A controversy has erupted over Pope Francis's intended canonization of Spanish missionary Junípero Serra, who spent most of his life working in what is today Mexico and California. This has lowered a cloud over the pope's visit to the United States, which begins on Tuesday.
During his early years in Mexico, Serra worked in the Sierra Gorda, a part of Mexico where the native people stubbornly resisted the colonialist's conquest and conversion. He was appointed Inquisitor by the Spanish Inquisition, and rooted out witches and other evil spirits among Christians colonialists. When King Carlos III expelled the Jesuits from Mexico in 1767, the Franciscans and Dominicans inherited the Spanish missions in Baja and Alta California. Serra eventually became the head of the missions in California, with his headquarters in Carmel.

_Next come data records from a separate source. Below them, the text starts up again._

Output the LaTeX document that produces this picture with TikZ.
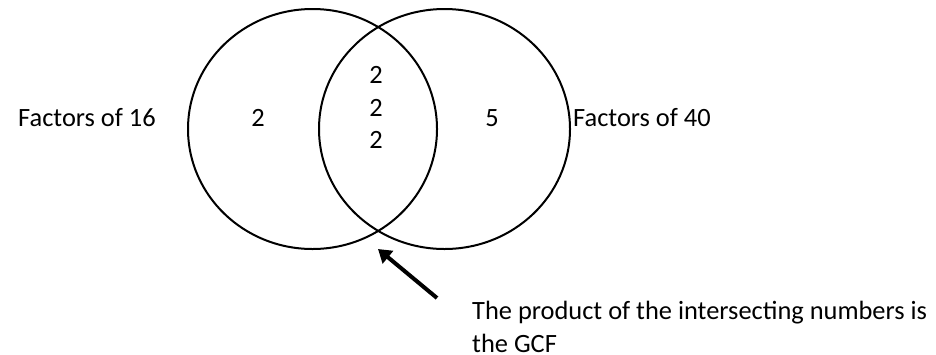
\documentclass[tikz,border=0pt]{standalone}
\usepackage{fontspec}
\setmainfont{Carlito}
\usetikzlibrary{arrows.meta}
\begin{document}
\begin{tikzpicture}[x=1pt,y=-1pt,
  lbl/.style={inner sep=0pt,anchor=base west,font=\fontsize{26.4}{33}\selectfont},
  num/.style={inner sep=0pt,anchor=base,font=\fontsize{26.4}{33}\selectfont},
  ring/.style={draw=black,line width=2pt},
  pointer/.style={line width=4pt,-{Triangle[length=13pt,width=16pt]}}]
\useasboundingbox (0,0) rectangle (936,354);
\draw[ring] (312.5,129) ellipse [x radius=124.5, y radius=120];
\draw[ring] (444.5,129) ellipse [x radius=125.5, y radius=120];
\node[lbl] (f16) at (18,126) {Factors of 16};
\node[lbl] (f40) at (573,126) {Factors of 40};
\node[num] (a) at (258,126) {2};
\node[num] (b1) at (376,83) {2};
\node[num] (b2) at (376,116) {2};
\node[num] (b3) at (376,148) {2};
\node[num] (c) at (492,126) {5};
\node[lbl,align=left] (note) at (472,352) {The product of the intersecting numbers is\\the GCF};
\coordinate (tail) at (437,298);
\coordinate (tip) at (378,249);
\draw[pointer] (tail) -- (tip);
\end{tikzpicture}
\end{document}
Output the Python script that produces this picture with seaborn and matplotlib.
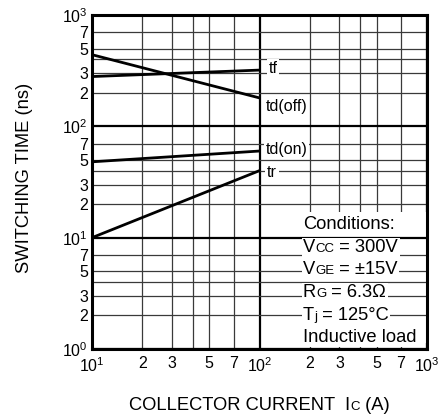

He is strongly criticized by Native Americans and others for harsh treatment (whippings and beatings) of natives, and for the destruction of their societies and cultures. In addition, as happened in other parts of North America, many thousands of natives died after exposure to syphilis and other diseases carried mostly by soldiers and other settlers.
Some critics are openly protesting Francis's decision to canonize Serra during the papal visit to the United States capital next week. The indictments are numerous and convincing.
Serra's defenders claim he was a mediating influence who opposed even harsher treatment of natives by the ruling Spanish military forces in the region, alongside which the religious orders had to co-exist.
In July, Pope Francis visited South America, and during his trip through Bolivia -- where Evo Morales is serving as that country's first indigenous president -- Francis begged forgiveness for the Church's sins against indigenous people in past centuries. In doing so, however, he added this:
"I also want for us
to remember the thousands and thousands of priests who strongly opposed
the logic of the sword with the power of the cross. There was sin, and
it was plentiful. But we never apologized, so I now ask for forgiveness.
But where there was sin, and there was plenty of sin, there was also an
abundant grace increased by the men who defended indigenous peoples."
Serra's remains are at the mission in Carmel, California, where he lived. The mission has been restored in recent decades, and is open to the public. The mission continues to operate a museum, a school and a church.